** Short problem **
Return precisely the span of lines from the top of the material below to the line containing "1.084,1.097,1.107,1.099,1.116,1.116,1.151,1.165];", both included. Pictures are excluded.

** Collected data **
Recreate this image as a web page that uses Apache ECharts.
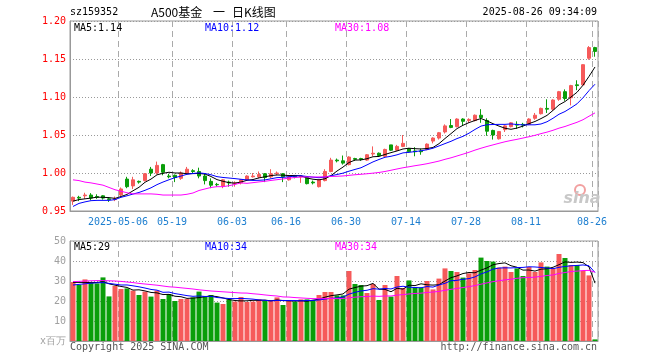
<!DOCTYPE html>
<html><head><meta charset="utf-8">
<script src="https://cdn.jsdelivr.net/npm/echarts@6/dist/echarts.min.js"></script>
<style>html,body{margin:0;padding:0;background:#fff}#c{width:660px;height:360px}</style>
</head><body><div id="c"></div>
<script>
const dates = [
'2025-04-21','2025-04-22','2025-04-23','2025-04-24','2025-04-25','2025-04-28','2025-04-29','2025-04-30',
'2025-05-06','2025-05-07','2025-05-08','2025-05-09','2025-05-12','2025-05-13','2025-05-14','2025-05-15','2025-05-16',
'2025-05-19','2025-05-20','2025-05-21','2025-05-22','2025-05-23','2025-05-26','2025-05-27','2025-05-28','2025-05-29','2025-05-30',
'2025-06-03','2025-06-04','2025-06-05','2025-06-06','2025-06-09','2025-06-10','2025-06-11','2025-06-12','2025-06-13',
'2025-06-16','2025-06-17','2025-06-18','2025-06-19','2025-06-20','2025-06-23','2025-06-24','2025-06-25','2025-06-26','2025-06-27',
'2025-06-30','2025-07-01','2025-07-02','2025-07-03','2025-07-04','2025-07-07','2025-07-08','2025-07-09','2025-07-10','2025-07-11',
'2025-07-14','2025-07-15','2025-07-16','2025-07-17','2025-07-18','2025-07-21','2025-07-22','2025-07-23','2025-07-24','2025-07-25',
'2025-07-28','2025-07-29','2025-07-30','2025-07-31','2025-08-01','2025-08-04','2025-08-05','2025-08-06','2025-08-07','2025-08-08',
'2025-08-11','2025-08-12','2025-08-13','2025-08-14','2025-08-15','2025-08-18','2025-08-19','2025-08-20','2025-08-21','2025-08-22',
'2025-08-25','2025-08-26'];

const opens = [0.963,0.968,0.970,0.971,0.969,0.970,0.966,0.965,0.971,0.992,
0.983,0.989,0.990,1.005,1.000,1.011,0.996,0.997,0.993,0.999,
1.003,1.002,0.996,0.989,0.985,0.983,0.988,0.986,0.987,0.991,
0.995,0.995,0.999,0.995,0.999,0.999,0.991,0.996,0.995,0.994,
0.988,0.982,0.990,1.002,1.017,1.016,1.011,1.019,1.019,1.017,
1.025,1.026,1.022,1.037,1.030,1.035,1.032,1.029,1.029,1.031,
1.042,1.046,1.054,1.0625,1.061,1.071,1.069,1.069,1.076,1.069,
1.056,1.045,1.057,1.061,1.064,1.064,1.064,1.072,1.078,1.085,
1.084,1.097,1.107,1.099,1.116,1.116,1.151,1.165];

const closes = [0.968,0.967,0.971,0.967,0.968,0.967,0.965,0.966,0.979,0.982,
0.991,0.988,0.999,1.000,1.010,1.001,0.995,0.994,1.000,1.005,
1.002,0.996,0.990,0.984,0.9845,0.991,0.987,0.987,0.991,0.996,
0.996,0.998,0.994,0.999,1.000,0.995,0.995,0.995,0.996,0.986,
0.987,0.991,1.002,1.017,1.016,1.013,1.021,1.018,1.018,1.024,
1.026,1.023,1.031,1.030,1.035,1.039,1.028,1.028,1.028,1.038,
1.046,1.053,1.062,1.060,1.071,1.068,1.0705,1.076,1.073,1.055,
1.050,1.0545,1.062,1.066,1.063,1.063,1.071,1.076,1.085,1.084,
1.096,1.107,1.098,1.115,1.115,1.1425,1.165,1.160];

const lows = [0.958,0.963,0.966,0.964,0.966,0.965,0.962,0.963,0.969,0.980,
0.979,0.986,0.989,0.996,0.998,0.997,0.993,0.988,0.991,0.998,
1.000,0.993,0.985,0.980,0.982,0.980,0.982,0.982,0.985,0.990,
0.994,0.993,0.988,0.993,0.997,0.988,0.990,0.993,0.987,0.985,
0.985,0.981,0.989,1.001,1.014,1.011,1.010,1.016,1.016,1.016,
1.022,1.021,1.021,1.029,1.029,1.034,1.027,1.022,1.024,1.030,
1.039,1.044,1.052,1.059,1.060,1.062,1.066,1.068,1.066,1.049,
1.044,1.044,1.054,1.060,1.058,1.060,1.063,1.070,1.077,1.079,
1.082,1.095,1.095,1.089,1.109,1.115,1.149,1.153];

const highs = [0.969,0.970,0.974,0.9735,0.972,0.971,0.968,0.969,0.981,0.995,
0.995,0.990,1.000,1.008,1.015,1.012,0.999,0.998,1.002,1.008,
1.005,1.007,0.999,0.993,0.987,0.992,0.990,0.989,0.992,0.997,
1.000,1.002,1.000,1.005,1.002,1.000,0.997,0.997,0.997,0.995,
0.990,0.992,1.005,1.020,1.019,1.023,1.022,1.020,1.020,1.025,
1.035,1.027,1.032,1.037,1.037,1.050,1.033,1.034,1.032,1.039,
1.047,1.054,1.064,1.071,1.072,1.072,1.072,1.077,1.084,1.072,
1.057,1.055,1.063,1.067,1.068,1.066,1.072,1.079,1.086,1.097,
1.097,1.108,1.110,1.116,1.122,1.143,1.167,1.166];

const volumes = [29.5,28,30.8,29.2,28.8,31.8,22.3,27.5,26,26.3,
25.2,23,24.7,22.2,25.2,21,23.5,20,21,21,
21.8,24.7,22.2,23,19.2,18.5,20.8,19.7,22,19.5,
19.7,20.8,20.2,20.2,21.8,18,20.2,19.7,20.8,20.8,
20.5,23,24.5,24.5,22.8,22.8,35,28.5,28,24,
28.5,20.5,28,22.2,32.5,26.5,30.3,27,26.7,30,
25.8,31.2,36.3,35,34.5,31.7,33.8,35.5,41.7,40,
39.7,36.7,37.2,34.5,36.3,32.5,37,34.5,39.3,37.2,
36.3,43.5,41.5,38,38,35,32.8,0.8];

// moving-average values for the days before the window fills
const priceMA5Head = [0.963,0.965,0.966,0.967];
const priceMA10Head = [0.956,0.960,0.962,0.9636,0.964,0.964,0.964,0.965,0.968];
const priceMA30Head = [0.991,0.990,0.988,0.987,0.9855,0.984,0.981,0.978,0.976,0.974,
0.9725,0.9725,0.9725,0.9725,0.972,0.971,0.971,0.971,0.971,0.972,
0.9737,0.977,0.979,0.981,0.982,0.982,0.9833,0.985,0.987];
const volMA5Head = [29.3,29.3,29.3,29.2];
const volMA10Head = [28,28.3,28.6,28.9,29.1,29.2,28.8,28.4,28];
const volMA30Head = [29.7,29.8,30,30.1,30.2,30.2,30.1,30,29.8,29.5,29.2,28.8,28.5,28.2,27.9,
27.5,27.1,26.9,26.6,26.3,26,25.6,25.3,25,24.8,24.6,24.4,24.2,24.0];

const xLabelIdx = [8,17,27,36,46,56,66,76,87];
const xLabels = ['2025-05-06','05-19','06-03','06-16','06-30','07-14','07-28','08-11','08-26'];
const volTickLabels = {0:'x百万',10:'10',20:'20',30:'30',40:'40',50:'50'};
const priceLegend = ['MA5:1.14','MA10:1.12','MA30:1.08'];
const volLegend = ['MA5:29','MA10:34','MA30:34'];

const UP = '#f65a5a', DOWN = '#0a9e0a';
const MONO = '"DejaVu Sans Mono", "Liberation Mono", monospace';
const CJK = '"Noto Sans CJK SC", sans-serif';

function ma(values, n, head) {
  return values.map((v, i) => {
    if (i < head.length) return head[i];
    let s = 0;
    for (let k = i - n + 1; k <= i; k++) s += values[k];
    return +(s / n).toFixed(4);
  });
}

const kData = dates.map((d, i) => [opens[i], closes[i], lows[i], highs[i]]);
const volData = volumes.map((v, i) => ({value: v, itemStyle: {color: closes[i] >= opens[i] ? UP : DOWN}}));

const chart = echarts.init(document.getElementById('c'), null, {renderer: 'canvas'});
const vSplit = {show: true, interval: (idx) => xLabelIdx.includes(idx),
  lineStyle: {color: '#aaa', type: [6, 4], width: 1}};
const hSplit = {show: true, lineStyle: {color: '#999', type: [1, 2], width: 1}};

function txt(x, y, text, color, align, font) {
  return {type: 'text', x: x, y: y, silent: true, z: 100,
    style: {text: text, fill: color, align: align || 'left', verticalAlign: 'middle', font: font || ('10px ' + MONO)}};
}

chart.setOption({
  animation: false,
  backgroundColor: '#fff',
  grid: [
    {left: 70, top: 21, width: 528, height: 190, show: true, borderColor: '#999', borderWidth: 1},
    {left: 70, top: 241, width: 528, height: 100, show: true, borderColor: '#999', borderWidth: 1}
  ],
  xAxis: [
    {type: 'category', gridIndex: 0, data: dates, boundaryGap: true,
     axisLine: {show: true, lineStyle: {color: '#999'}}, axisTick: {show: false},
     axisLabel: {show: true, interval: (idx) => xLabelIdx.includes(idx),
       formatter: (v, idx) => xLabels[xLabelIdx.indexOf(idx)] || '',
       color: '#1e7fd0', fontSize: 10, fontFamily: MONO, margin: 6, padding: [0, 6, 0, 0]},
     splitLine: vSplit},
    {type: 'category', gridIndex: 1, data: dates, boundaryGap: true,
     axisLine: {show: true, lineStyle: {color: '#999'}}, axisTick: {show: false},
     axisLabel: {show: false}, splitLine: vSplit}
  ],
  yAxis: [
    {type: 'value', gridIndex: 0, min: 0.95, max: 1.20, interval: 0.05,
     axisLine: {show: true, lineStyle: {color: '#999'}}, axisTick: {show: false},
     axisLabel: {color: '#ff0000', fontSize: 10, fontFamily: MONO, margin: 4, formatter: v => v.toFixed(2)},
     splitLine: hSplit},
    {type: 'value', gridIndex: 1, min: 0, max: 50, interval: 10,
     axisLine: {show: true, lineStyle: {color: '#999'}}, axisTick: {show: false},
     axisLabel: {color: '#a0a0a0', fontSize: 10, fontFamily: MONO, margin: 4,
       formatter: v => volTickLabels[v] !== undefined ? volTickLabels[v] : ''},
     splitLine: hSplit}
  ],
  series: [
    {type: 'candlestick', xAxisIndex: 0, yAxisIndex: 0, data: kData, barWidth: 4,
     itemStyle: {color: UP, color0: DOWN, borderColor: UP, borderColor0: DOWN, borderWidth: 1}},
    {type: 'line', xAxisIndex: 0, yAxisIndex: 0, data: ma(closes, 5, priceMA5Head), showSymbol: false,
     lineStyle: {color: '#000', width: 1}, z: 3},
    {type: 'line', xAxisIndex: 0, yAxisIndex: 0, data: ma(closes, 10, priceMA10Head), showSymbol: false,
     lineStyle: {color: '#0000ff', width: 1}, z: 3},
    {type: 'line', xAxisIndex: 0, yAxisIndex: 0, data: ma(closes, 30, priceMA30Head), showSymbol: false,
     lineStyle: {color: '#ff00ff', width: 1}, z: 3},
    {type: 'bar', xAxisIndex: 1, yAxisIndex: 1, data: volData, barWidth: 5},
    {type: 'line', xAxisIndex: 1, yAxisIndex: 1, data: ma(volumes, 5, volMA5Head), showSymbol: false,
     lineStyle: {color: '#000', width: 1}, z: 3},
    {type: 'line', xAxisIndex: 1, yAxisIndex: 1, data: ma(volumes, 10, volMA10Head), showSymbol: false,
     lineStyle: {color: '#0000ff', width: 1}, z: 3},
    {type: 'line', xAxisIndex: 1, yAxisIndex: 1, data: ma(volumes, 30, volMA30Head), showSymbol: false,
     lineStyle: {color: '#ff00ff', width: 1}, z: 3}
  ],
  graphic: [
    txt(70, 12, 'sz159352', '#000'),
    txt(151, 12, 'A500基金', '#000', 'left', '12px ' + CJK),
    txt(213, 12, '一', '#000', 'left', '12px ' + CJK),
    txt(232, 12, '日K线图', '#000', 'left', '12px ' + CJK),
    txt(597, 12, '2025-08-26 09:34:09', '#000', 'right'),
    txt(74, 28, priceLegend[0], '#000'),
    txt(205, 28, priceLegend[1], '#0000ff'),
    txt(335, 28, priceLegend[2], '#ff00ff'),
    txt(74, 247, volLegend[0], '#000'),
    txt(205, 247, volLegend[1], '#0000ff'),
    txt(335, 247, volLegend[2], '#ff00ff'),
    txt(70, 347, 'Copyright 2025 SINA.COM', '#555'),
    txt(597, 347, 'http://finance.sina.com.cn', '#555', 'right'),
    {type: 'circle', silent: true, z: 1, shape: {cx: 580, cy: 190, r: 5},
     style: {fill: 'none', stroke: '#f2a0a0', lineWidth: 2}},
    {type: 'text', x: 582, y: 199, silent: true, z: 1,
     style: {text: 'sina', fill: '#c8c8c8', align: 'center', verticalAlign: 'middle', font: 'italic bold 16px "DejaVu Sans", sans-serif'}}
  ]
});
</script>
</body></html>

** Reply **
Recreate this image as a web page that uses Apache ECharts.
<!DOCTYPE html>
<html><head><meta charset="utf-8">
<script src="https://cdn.jsdelivr.net/npm/echarts@6/dist/echarts.min.js"></script>
<style>html,body{margin:0;padding:0;background:#fff}#c{width:660px;height:360px}</style>
</head><body><div id="c"></div>
<script>
const dates = [
'2025-04-21','2025-04-22','2025-04-23','2025-04-24','2025-04-25','2025-04-28','2025-04-29','2025-04-30',
'2025-05-06','2025-05-07','2025-05-08','2025-05-09','2025-05-12','2025-05-13','2025-05-14','2025-05-15','2025-05-16',
'2025-05-19','2025-05-20','2025-05-21','2025-05-22','2025-05-23','2025-05-26','2025-05-27','2025-05-28','2025-05-29','2025-05-30',
'2025-06-03','2025-06-04','2025-06-05','2025-06-06','2025-06-09','2025-06-10','2025-06-11','2025-06-12','2025-06-13',
'2025-06-16','2025-06-17','2025-06-18','2025-06-19','2025-06-20','2025-06-23','2025-06-24','2025-06-25','2025-06-26','2025-06-27',
'2025-06-30','2025-07-01','2025-07-02','2025-07-03','2025-07-04','2025-07-07','2025-07-08','2025-07-09','2025-07-10','2025-07-11',
'2025-07-14','2025-07-15','2025-07-16','2025-07-17','2025-07-18','2025-07-21','2025-07-22','2025-07-23','2025-07-24','2025-07-25',
'2025-07-28','2025-07-29','2025-07-30','2025-07-31','2025-08-01','2025-08-04','2025-08-05','2025-08-06','2025-08-07','2025-08-08',
'2025-08-11','2025-08-12','2025-08-13','2025-08-14','2025-08-15','2025-08-18','2025-08-19','2025-08-20','2025-08-21','2025-08-22',
'2025-08-25','2025-08-26'];

const opens = [0.963,0.968,0.970,0.971,0.969,0.970,0.966,0.965,0.971,0.992,
0.983,0.989,0.990,1.005,1.000,1.011,0.996,0.997,0.993,0.999,
1.003,1.002,0.996,0.989,0.985,0.983,0.988,0.986,0.987,0.991,
0.995,0.995,0.999,0.995,0.999,0.999,0.991,0.996,0.995,0.994,
0.988,0.982,0.990,1.002,1.017,1.016,1.011,1.019,1.019,1.017,
1.025,1.026,1.022,1.037,1.030,1.035,1.032,1.029,1.029,1.031,
1.042,1.046,1.054,1.0625,1.061,1.071,1.069,1.069,1.076,1.069,
1.056,1.045,1.057,1.061,1.064,1.064,1.064,1.072,1.078,1.085,
1.084,1.097,1.107,1.099,1.116,1.116,1.151,1.165];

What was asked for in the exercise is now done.